3.Credit history-For how long one has maintained his account also determines the credit score. A long-standing healthy bank or credit card account is always seen as positive by banks.
4.Healthy credit mix-Maintain a balance between secured loans like home loans and gold loans and personal loans. This balance is required to maintain a healthy credit score.
5.New credit-Nowadays, it’s a trend for banks to offer credit cards through cold calling customers and offering them lucrative deals. While it might be tempting to get a new card but keep in mind every time you make a new application, your CIBIL score takes a hit. Increase in the number of credit cards is seen by lenders as an increased debt burden affecting your credit score negatively.
If you take care of these 5 factors, you can easily maintain a healthy CIBIL score that will work in your favor whenever you try to apply for a loan.
Good CIBIL can get you interest rate discounts on loans
Banks and NBFCs reward you for maintaining a high CIBIL score and a good credit history by offering you discounts on interest rates.
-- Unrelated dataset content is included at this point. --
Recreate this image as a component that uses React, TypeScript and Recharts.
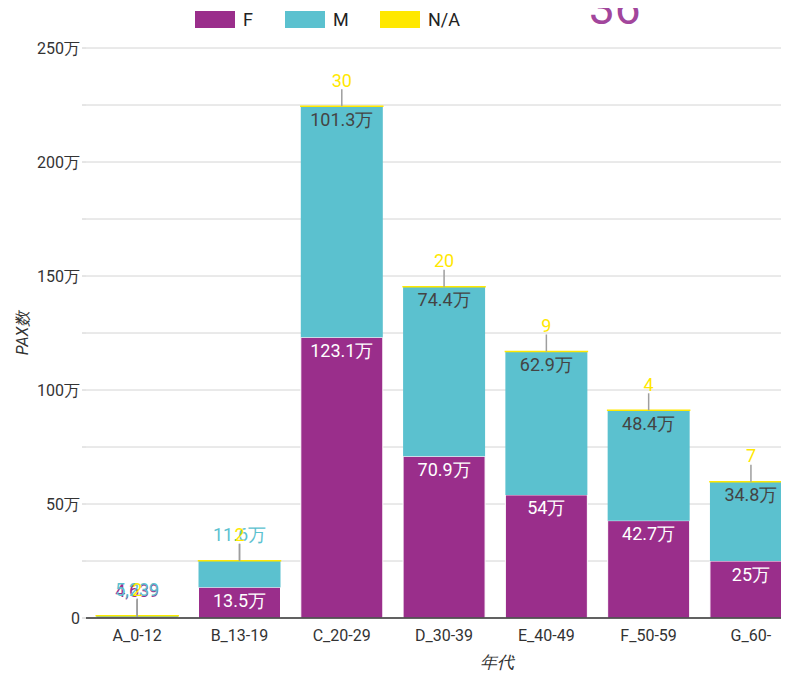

For instance, the Bank of Baroda (BoB) became the first bank to offer home loan interest rate discounts to customers based on their CIBIL score. At present, the MCLR of Bank of Baroda is 8.35% (learn more about MCLR here). A borrower who maintains a CIBIL score of 760 or above can avail home loan from BoB at 8.35% which is the lowest in the market. However, the MCLR spread will increase from 0% to 0.5% for a borrower with a credit score between 725 to 759, and he has to pay an interest rate of 8.85%. Any borrower with a score of below 734 will be charged an interest rate of 9.35% on the same home loan which is 1% MCLR spread.
We have a detailed home loan guide that you might want to check out if you are interested in availing such loans.
Check your CIBIL score for free
You do not have to pay to get your credit score as CIBIL provides a free credit score report to all individuals. All you have to do is:
- Visit https://www.cibil.com/freecibilscore
- Create your account
- Verify your identity
That’s it, after successful identification your CIBIL credit score will be generated.
Word of caution
There are several mobile apps that are floated around as free CIBIL score providers, which is not necessarily false, but the main objective of most of these apps is to steal your financial data. These apps gain permission to read sensitive information like a loan and financial transaction related SMSes and they sell this information to third-parties. According to Shivangi Nadkarni, CEO of Data Protection Firm, Arrka, “Our study of 100 apps developed in India and meant primarily for Indian audiences revealed that 31% apps take more than 10 dangerous permissions and shared data with at least one third party.”
Be cautious of what apps you install and what permissions are granted to these apps.
A good credit score determines, going forward whether you will be able to avail a loan from any bank or NBFC. It also decided under what terms and conditions your loan will be sanctioned, for instance, the interest rate. This is why it is important to keep track of your credit history and practice ways to keep it boosted.